Si se habla con propiedad, una sociedad en la que los individuos han alcanzado tal nivel de satisfacción, donde se aman y respetan mutuamente y donde están conectados por el vínculo del corazón, es una sociedad candidata perfecta para la paz. Lo es porque los factores que pueden causar el malestar y la creación de facciones entre sus miembros han desaparecido por completo. Entre esta gente no hay consideraciones ni privilegios basados en la nobleza, el linaje, la región de procedencia o el estatus. Esta gente que ve a todos los demás y a todas las cosas como surgiendo de una misma raíz, es una hermandad en el sentido más amplio de la palabra. El Corán enfatiza esta profunda verdad cuando dice: «Los creyentes no son sino hermanos…» (Sura al-Huyurat, 49: 10). Y no se trata de un mero parentesco físico; según las palabras del Profeta, están estrechamente ligados unos a otros por medio del amor, el afecto y la sinceridad, como los órganos de un mismo cuerpo, sienten en sus corazones el dolor que sienten los demás, sufren sus agonías y experimentan sus mismas alegrías.

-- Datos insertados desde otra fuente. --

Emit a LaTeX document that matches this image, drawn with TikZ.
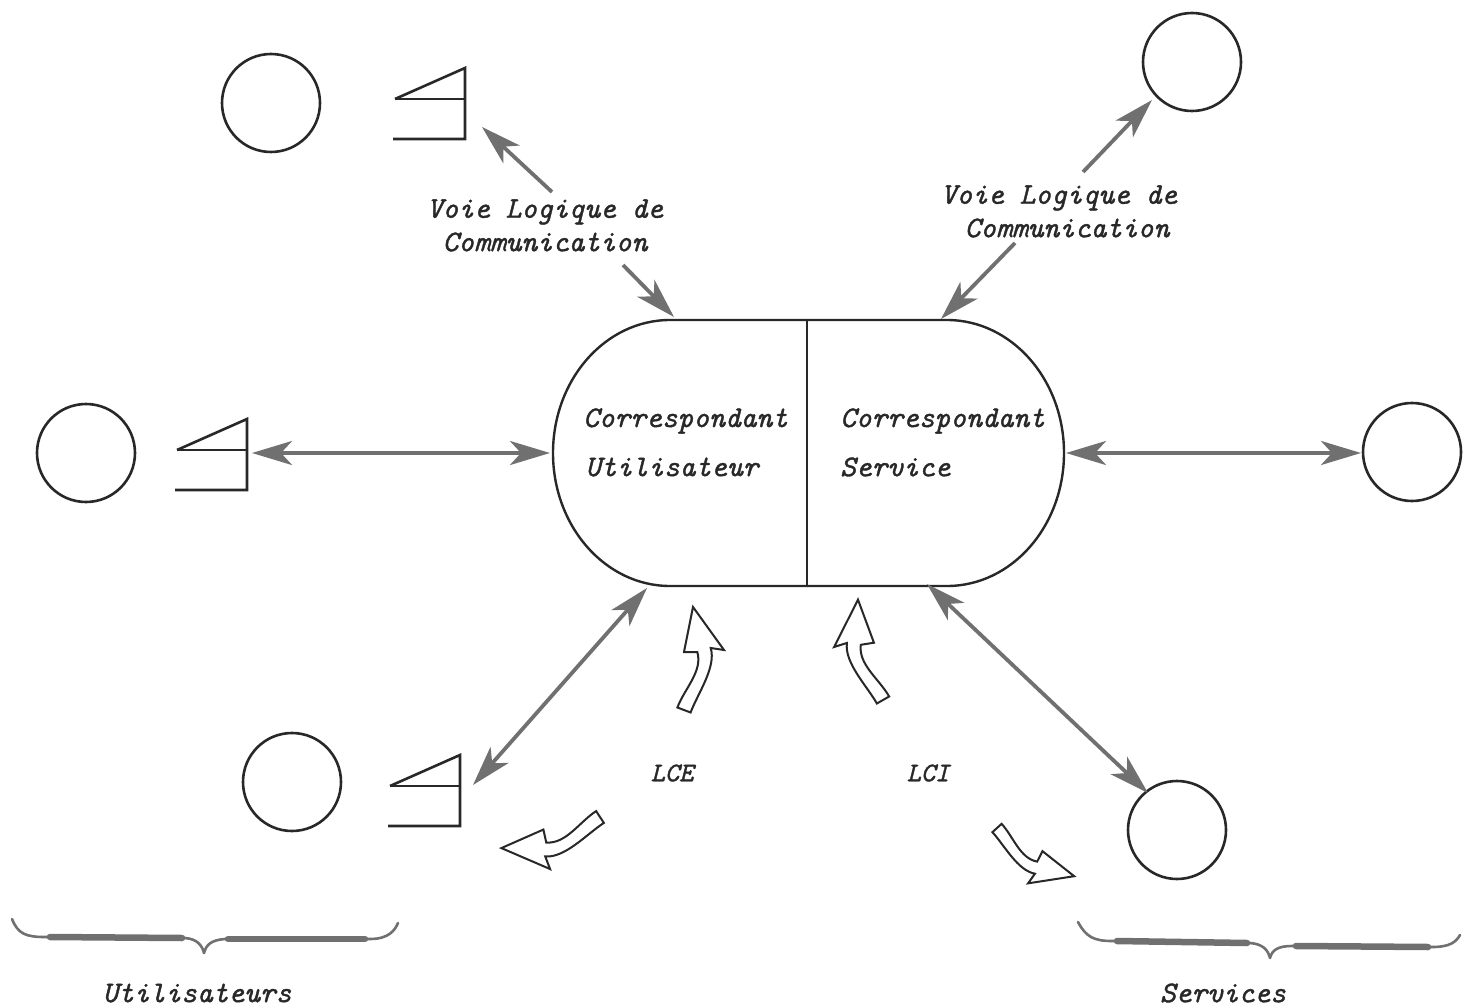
\documentclass[tikz,border=0pt]{standalone}
\usepackage{fontspec}
\usetikzlibrary{arrows.meta}
\newfontfamily\handfont{lmmono10-italic.otf}[FakeBold=1.3]
\definecolor{ink}{RGB}{40,40,40}
\definecolor{wire}{RGB}{112,112,112}
\begin{document}
\begin{tikzpicture}[x=1pt,y=-1pt,
  ring/.style={circle,draw=ink,line width=2.6pt,minimum size=98pt,inner sep=0pt},
  term/.style={draw=ink,line width=2.6pt,line join=miter},
  link/.style={draw=wire,line width=3.8pt,-{Stealth[length=40pt,width=24pt,inset=11pt]}},
  dlink/.style={draw=wire,line width=3.8pt,{Stealth[length=40pt,width=24pt,inset=11pt]}-{Stealth[length=40pt,width=24pt,inset=11pt]}},
  hollow/.style={draw=ink,line width=2pt,fill=white,line join=miter},
  lbl/.style={font=\fontsize{30}{36}\handfont,text=ink,inner sep=0pt},
  small/.style={font=\fontsize{27}{32}\handfont},
  bracestroke/.style={draw=wire,line width=2.6pt,line cap=round,line join=round},
  bracebar/.style={draw=wire,line width=6.5pt,line cap=round},
  termpic/.pic={
    \draw[term] (-70,31) -- (0,0) -- (0,71) -- (-72,71);
    \draw[term] (-70,31) -- (0,31);
  }
]
\useasboundingbox (0,0) rectangle (1464,1008);
\fill[white] (0,0) rectangle (1464,1008);

% curved hollow arrow: tail at the local origin, tip towards local +y (upwards)
\newcommand{\bentarrow}[1]{%
  \begin{scope}[#1]
    \draw[hollow] (-6.6,2.5) .. controls (0.4,21.3) and (19,38.8) .. (13.3,58)
      -- (0,58) -- (9,103) -- (40,60) -- (26.7,62)
      .. controls (32.5,42.8) and (13.6,16.3) .. (6.6,-2.5) -- cycle;
  \end{scope}}

% ---- central correspondent
\draw[ink,line width=2.4pt] (670,320) -- (947,320)
  arc[start angle=-90,end angle=90,x radius=117,y radius=133]
  -- (670,586)
  arc[start angle=90,end angle=270,x radius=117,y radius=133] -- cycle;
\draw[ink,line width=2pt] (807,320) -- (807,586);
\coordinate (capW) at (550,453);
\coordinate (capE) at (1066,453);
\coordinate (capNW) at (674,317);
\coordinate (capNE) at (941,319);
\coordinate (capSW) at (647,588);
\coordinate (capSE) at (927,584);

\node[lbl,anchor=west] (cu1) at (583,421) {Correspondant};
\node[lbl,anchor=west] (cu2) at (585,467) {Utilisateur};
\node[lbl,anchor=west] (cs1) at (840,421) {Correspondant};
\node[lbl,anchor=west] (cs2) at (840,467) {Service};

% ---- users
\node[ring] (u1) at (271,103) {};
\node[ring] (u2) at (86,453) {};
\node[ring] (u3) at (292,782) {};
\pic at (465,68) {termpic};
\pic at (247,419) {termpic};
\pic at (460,755) {termpic};
\coordinate (t1) at (482,127);
\coordinate (t2) at (252,453);
\coordinate (t3) at (473,785);

% ---- services
\node[ring] (s1) at (1192,62) {};
\node[ring] (s2) at (1412,452) {};
\node[ring] (s3) at (1177,830) {};
\coordinate (r1) at (1152,100);
\coordinate (r2) at (1361,453);
\coordinate (r3) at (1148,793);

% ---- logical channel labels
\node[lbl] (v1a) at (545,212) {Voie Logique de};
\node[lbl] (v1b) at (545,242) {Communication};
\node[lbl] (v2a) at (1059,198) {Voie Logique de};
\node[lbl] (v2b) at (1067,228) {Communication};
\coordinate (v1up) at (552,192);
\coordinate (v1dn) at (623,265);
\coordinate (v2up) at (1083,172);
\coordinate (v2dn) at (1015,243);

% ---- connectors
\draw[link] (v1up) -- (t1);
\draw[link] (v1dn) -- (capNW);
\draw[link] (v2up) -- (r1);
\draw[link] (v2dn) -- (capNE);
\draw[dlink] (t2) -- (capW);
\draw[dlink] (capE) -- (r2);
\draw[dlink] (t3) -- (capSW);
\draw[dlink] (capSE) -- (r3);

% ---- LCE / LCI
\node[lbl,small] (lce) at (672,773) {LCE};
\node[lbl,small] (lci) at (928,773) {LCI};
\bentarrow{shift={(684,710)},yscale=-1}
\bentarrow{shift={(883,700)},rotate=9,xscale=-1,yscale=-1}
\bentarrow{shift={(600,817)},rotate=102.5,xscale=-1,yscale=-1}
\bentarrow{shift={(997,828)},rotate=-117,scale=0.88,yscale=-1}

% ---- braces
\draw[bracestroke] (12,919) .. controls (18,934) and (26,937) .. (45,937)
  -- (185,938) .. controls (197,939) and (202,945) .. (204,953)
  .. controls (206,945) and (211,940) .. (225,939)
  -- (370,939) .. controls (389,939) and (395,930) .. (398,923);
\draw[bracebar] (50,937) -- (182,938);
\draw[bracebar] (228,939) -- (365,939);
\draw[bracestroke] (1078,922) .. controls (1086,937) and (1094,941) .. (1112,941)
  -- (1250,943) .. controls (1263,944) and (1268,950) .. (1270,958)
  .. controls (1272,950) and (1278,946) .. (1292,946)
  -- (1432,947) .. controls (1450,947) and (1456,942) .. (1460,935);
\draw[bracebar] (1117,941) -- (1247,943);
\draw[bracebar] (1296,946) -- (1428,947);

\node[lbl] (grpU) at (197,993) {Utilisateurs};
\node[lbl] (grpS) at (1223,993) {Services};
\end{tikzpicture}
\end{document}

Lo cierto es que son como los ojos y los oídos de los demás, la lengua y los labios, las manos y los pies. En una sociedad así, cada individuo se dedica a facilitar la vida del otro, a hacer todo lo posible por la felicidad de los demás. En consecuencia, entre esta gente no existe el abandono ni el sumirse en la desesperación. Cuando uno sufre un daño, todos los demás sienten el dolor en sus corazones. Y todos toman parte en la celebración de la felicidad que ha alcanzado al otro. En esta sociedad, a los padres se les respeta como si fueran santos y a los niños se les cría con esmero como si fuesen flores. Los esposos, aunque hayan llegado a peinar canas juntos, se tratan con la misma alegría del primer día y vislumbran la unión eterna en la Otra Vida. Intentan vivir sus vidas según el camino de la mente y el corazón, más allá de los límites de las relaciones emocionales. Son fieles el uno al otro hasta tal punto que la sombra de un extraño jamás se refleja en sus ojos. Esta armonía en la familia también se aplica a la nación, a la que se considera como una familia mayor; en una nación que se compone de este tipo de familias, todos se amarán y se respetarán, se tratarán con cariño, se desearán lo mejor y tratarán de eliminar el mal de la mejor manera que puedan. Nadie piensa mal de los demás ni tampoco se sospecha del otro. No se espían entre sí. Una parte de la sociedad no se dedica a la destrucción de la otra. Nadie, nadie en absoluto, comete actos como la connivencia, la mendicidad, el engaño y la calumnia; estos son los hábitos de la gente más baja. En esta sociedad de paz, cada individuo ha declarado la guerra a todo lo negativo; es como si hubiesen jurado proteger los valores humanos. El resultado es que esta sociedad se transforma en una sociedad de conciencia y de paz.

* Este artículo apareció por primera vez en Işığın Göründüğü Ufuk [«El horizonte donde apareció la luz»], Nil, Estambul, 2000, págs. 21-28.